1. Pour un travail...
Il est universellement reconnu, que « Toute personne a droit au travail, au libre choix de son travail, à des conditions équitables et satisfaisantes de travail et à la protection contre le chômage. Tous ont droit, sans aucune discrimination, à un salaire égal pour un travail égal. Quiconque travaille a le droit à une rémunération équitable et satisfaisante lui assurant ainsi qu'à sa famille une existence conforme à la dignité humaine et complétée, s'il y a lieu, par tous autres moyens de protection sociale. » (article 23 de la Déclaration des Droits de l'Homme de 1948).

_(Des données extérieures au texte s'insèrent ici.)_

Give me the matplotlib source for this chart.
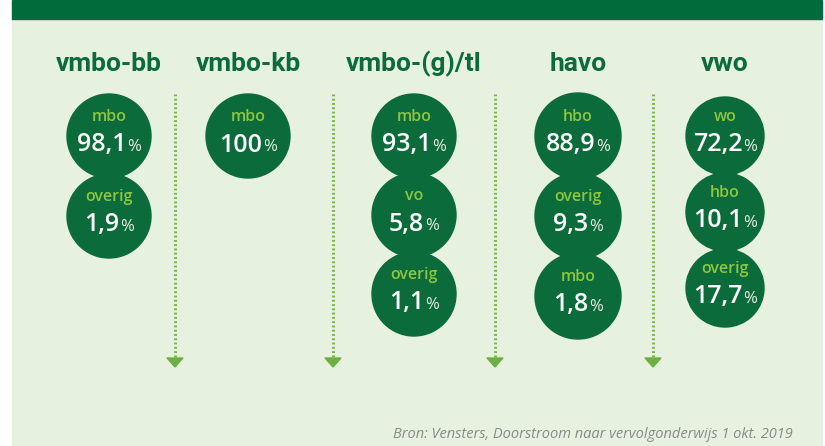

Le pape Benoît XVI vient de réaffirmer dans le même sens que le travail est un droit et constitue « un des éléments fondamentaux de la personne humaine comme de la société »(1). Le travail implique aussi des droits, comme l'écrivait son prédécesseur Jean-Paul II, béatifié en ce 1er mai 2011 : « On mésestime la valeur du travail et les droits qui en proviennent, spécialement le droit au juste salaire, à la sécurité de la personne du travailleur et de sa famille. »(2) La nécessité du travail est une évidence : il permet de vivre et de faire vivre son prochain, sa famille et la société.

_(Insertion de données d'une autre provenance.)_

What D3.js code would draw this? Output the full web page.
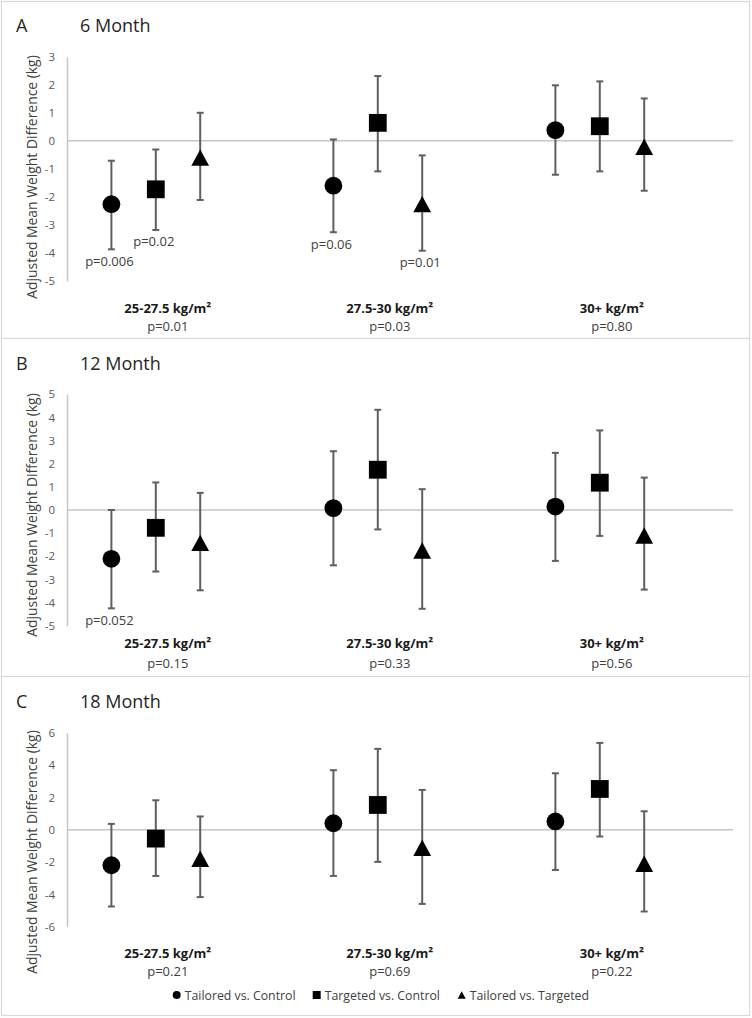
<!DOCTYPE html>
<html>
<head>
<meta charset="utf-8">
<script src="https://cdn.jsdelivr.net/npm/d3@7"></script>
<style>
  html, body { margin: 0; padding: 0; background: #ffffff; }
  svg { display: block; }
  text { font-family: "Open Sans", Lato, sans-serif; }
</style>
</head>
<body>
<svg id="chart" width="752" height="1018"></svg>
<script>
// ---------- data ----------
const groups = ["25-27.5 kg/m²", "27.5-30 kg/m²", "30+ kg/m²"];
const seriesNames = ["Tailored vs. Control", "Targeted vs. Control", "Tailored vs. Targeted"];
const seriesShapes = ["circle", "square", "triangle"];

// 6 month
const m6_tc = [-2.26, -1.60, 0.38];
const m6_tc_lo = [-3.87, -3.26, -1.21];
const m6_tc_hi = [-0.71, 0.05, 1.98];
const m6_gc = [-1.73, 0.64, 0.52];
const m6_gc_lo = [-3.18, -1.09, -1.09];
const m6_gc_hi = [-0.31, 2.31, 2.12];
const m6_tg = [-0.60, -2.26, -0.21];
const m6_tg_lo = [-2.11, -3.92, -1.78];
const m6_tg_hi = [1.00, -0.52, 1.51];
const m6_groupP = ["p=0.01", "p=0.03", "p=0.80"];
const m6_pointP = [
  { series: 0, group: 0, text: "p=0.006" },
  { series: 1, group: 0, text: "p=0.02" },
  { series: 0, group: 1, text: "p=0.06" },
  { series: 2, group: 1, text: "p=0.01" }
];
const m6_ticks = [-5, -4, -3, -2, -1, 0, 1, 2, 3];

// 12 month
const m12_tc = [-2.11, 0.08, 0.15];
const m12_tc_lo = [-4.25, -2.39, -2.20];
const m12_tc_hi = [0.00, 2.54, 2.47];
const m12_gc = [-0.77, 1.74, 1.18];
const m12_gc_lo = [-2.66, -0.84, -1.12];
const m12_gc_hi = [1.19, 4.33, 3.44];
const m12_tg = [-1.42, -1.75, -1.10];
const m12_tg_lo = [-3.47, -4.27, -3.44];
const m12_tg_hi = [0.74, 0.90, 1.40];
const m12_groupP = ["p=0.15", "p=0.33", "p=0.56"];
const m12_pointP = [
  { series: 0, group: 0, text: "p=0.052" }
];
const m12_ticks = [-5, -4, -3, -2, -1, 0, 1, 2, 3, 4, 5];

// 18 month
const m18_tc = [-2.20, 0.40, 0.51];
const m18_tc_lo = [-4.75, -2.86, -2.49];
const m18_tc_hi = [0.36, 3.68, 3.49];
const m18_gc = [-0.55, 1.53, 2.52];
const m18_gc_lo = [-2.86, -1.99, -0.42];
const m18_gc_hi = [1.82, 5.00, 5.37];
const m18_tg = [-1.80, -1.12, -2.11];
const m18_tg_lo = [-4.17, -4.59, -5.06];
const m18_tg_hi = [0.82, 2.46, 1.14];
const m18_groupP = ["p=0.21", "p=0.69", "p=0.22"];
const m18_pointP = [];
const m18_ticks = [-6, -4, -2, 0, 2, 4, 6];

const panelsData = [
  { letter: "A", title: "6 Month", ticks: m6_ticks, groupP: m6_groupP, pointP: m6_pointP,
    mean: [m6_tc, m6_gc, m6_tg], lo: [m6_tc_lo, m6_gc_lo, m6_tg_lo], hi: [m6_tc_hi, m6_gc_hi, m6_tg_hi] },
  { letter: "B", title: "12 Month", ticks: m12_ticks, groupP: m12_groupP, pointP: m12_pointP,
    mean: [m12_tc, m12_gc, m12_tg], lo: [m12_tc_lo, m12_gc_lo, m12_tg_lo], hi: [m12_tc_hi, m12_gc_hi, m12_tg_hi] },
  { letter: "C", title: "18 Month", ticks: m18_ticks, groupP: m18_groupP, pointP: m18_pointP,
    mean: [m18_tc, m18_gc, m18_tg], lo: [m18_tc_lo, m18_gc_lo, m18_tg_lo], hi: [m18_tc_hi, m18_gc_hi, m18_tg_hi] }
];

// ---------- layout ----------
const layout = [
  { boxTop: 1, boxBottom: 338, titleY: 32, plotTop: 56.7, plotBottom: 281, axisTitleY: 177, catY: 313, pY: 331 },
  { boxTop: 338, boxBottom: 676, titleY: 370, plotTop: 394.3, plotBottom: 625.7, axisTitleY: 515, catY: 648, pY: 668 },
  { boxTop: 676, boxBottom: 1015, titleY: 708, plotTop: 732.7, plotBottom: 926.7, axisTitleY: 852, catY: 958, pY: 976 }
];
const boxLeft = 1, boxRight = 749;
const plotLeft = 67, plotRight = 733;
const offsets = [-0.2, 0, 0.2];

const svg = d3.select("#chart");
const x = d3.scaleLinear().domain([0.6, 3.6]).range([plotLeft, plotRight]);

const barColor = "#5f5f5f";
const gridColor = "#c6c6c6";

function markerPath(shape, size) {
  if (shape === "circle") return d3.symbol().type(d3.symbolCircle).size(Math.PI * (size / 2) * (size / 2))();
  if (shape === "square") return d3.symbol().type(d3.symbolSquare).size(size * size)();
  const w = size, h = size * 0.92;
  return `M0,${-h / 2}L${w / 2},${h / 2}L${-w / 2},${h / 2}Z`;
}

panelsData.forEach((p, pi) => {
  const L = layout[pi];
  const g = svg.append("g");

  g.append("rect")
    .attr("x", boxLeft + 0.5).attr("y", L.boxTop + 0.5)
    .attr("width", boxRight - boxLeft).attr("height", L.boxBottom - L.boxTop)
    .attr("fill", "#ffffff").attr("stroke", "#d9d9d9").attr("stroke-width", 1.2);

  const ext = d3.extent(p.ticks);
  const y = d3.scaleLinear().domain(ext).range([L.plotBottom, L.plotTop]);

  g.append("text").attr("x", 16).attr("y", L.titleY)
    .attr("font-size", 18).attr("fill", "#262626").text(p.letter);
  g.append("text").attr("x", 80).attr("y", L.titleY)
    .attr("font-size", 18).attr("fill", "#262626").text(p.title);

  const yAxis = d3.axisLeft(y).tickValues(p.ticks).tickSize(0).tickPadding(12)
    .tickFormat(d => String(d));
  const ya = g.append("g").attr("transform", `translate(${plotLeft},0)`).call(yAxis);
  ya.select(".domain").attr("stroke", gridColor).attr("stroke-width", 1.5);
  ya.selectAll("text").attr("font-size", 11.5).attr("fill", "#595959")
    .attr("font-family", "'Open Sans', Lato, sans-serif");

  g.append("line")
    .attr("x1", plotLeft).attr("x2", plotRight)
    .attr("y1", y(0)).attr("y2", y(0))
    .attr("stroke", gridColor).attr("stroke-width", 1.5);

  g.append("text")
    .attr("transform", `translate(37,${L.axisTitleY}) rotate(-90)`)
    .attr("text-anchor", "middle").attr("font-size", 13.9).attr("fill", "#404040")
    .attr("font-family", "Lato, 'Open Sans', sans-serif")
    .text("Adjusted Mean Weight Difference (kg)");

  p.mean.forEach((vals, si) => {
    vals.forEach((v, gi) => {
      const cx = x(gi + 1 + offsets[si]);
      const yl = y(p.lo[si][gi]), yh = y(p.hi[si][gi]);
      g.append("line").attr("x1", cx).attr("x2", cx).attr("y1", yl).attr("y2", yh)
        .attr("stroke", barColor).attr("stroke-width", 2);
      [yl, yh].forEach(yy => {
        g.append("line").attr("x1", cx - 3.5).attr("x2", cx + 3.5).attr("y1", yy).attr("y2", yy)
          .attr("stroke", barColor).attr("stroke-width", 2);
      });
    });
  });
  p.mean.forEach((vals, si) => {
    vals.forEach((v, gi) => {
      const cx = x(gi + 1 + offsets[si]);
      g.append("path")
        .attr("d", markerPath(seriesShapes[si], 17.8))
        .attr("transform", `translate(${cx},${y(v)})`)
        .attr("fill", "#000");
    });
  });

  p.pointP.forEach(a => {
    const cx = x(a.group + 1 + offsets[a.series]) - 2;
    g.append("text").attr("x", cx).attr("y", y(p.lo[a.series][a.group]) + 16.5)
      .attr("text-anchor", "middle").attr("font-size", 13).attr("fill", "#404040")
      .text(a.text);
  });

  groups.forEach((name, gi) => {
    const cx = x(gi + 1) + 12;
    g.append("text").attr("x", cx).attr("y", L.catY)
      .attr("text-anchor", "middle").attr("font-size", 13).attr("font-weight", "bold")
      .attr("fill", "#1a1a1a").text(name);
    g.append("text").attr("x", cx).attr("y", L.pY)
      .attr("text-anchor", "middle").attr("font-size", 13).attr("fill", "#404040")
      .text(p.groupP[gi]);
  });
});

const legendX = [176.7, 316.7, 461.7];
const legendY = 995;
const lg = svg.append("g");
seriesNames.forEach((name, si) => {
  lg.append("path").attr("d", markerPath(seriesShapes[si], 8))
    .attr("transform", `translate(${legendX[si]},${legendY})`).attr("fill", "#000");
  lg.append("text").attr("x", legendX[si] + 8).attr("y", legendY + 4.5)
    .attr("font-size", 12.3).attr("fill", "#404040")
    .attr("font-family", "Lato, 'Open Sans', sans-serif").text(name);
});
</script>
</body>
</html>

2. ... et un travail humain,
Si l'absence de travail est ressentie, au-delà de la perte de revenus, comme une exclusion sociale, de même certaines formes de travail révèlent l'injustice qui pénètre profondément la vie sociale. Comme le souligne encore Benoît XVI : « Les conditions de travail difficiles ou précaires rendent difficiles et précaires les conditions de la société elle-même »(3). Le travail désocialise quand les horaires sont trop fragmentés ou effectués inutilement de nuit ou le dimanche, en trahissant le sens de ce jour. Le travail déshumanise quand le harcèlement moral augmente. Le travail use quand la fatigue nerveuse s'ajoute à la lassitude physique : déprime, désespoir, suicide...
C'est humiliant pour quelqu'un de dire qu'il est au chômage, qu'il vit du RSA et d'autres subventions. C'est éprouvant de vivre sous le seuil de pauvreté. C'est angoissant aussi pour un chef d'entreprise de licencier parce que la situation économique ou financière ne lui laisse aucune autre alternative.
Il faut du travail, mais il faut aussi que ce travail soit humain, épanouissant. Normalement, le travail humanise la société et les personnes elles-mêmes : par le travail, l'homme se réalise lui même comme personne humaine. L'homme se développe en aimant son travail ; l'homme se réalise dans le travail et par le travail ; l'homme donne toute sa valeur au travail qu'il exécute.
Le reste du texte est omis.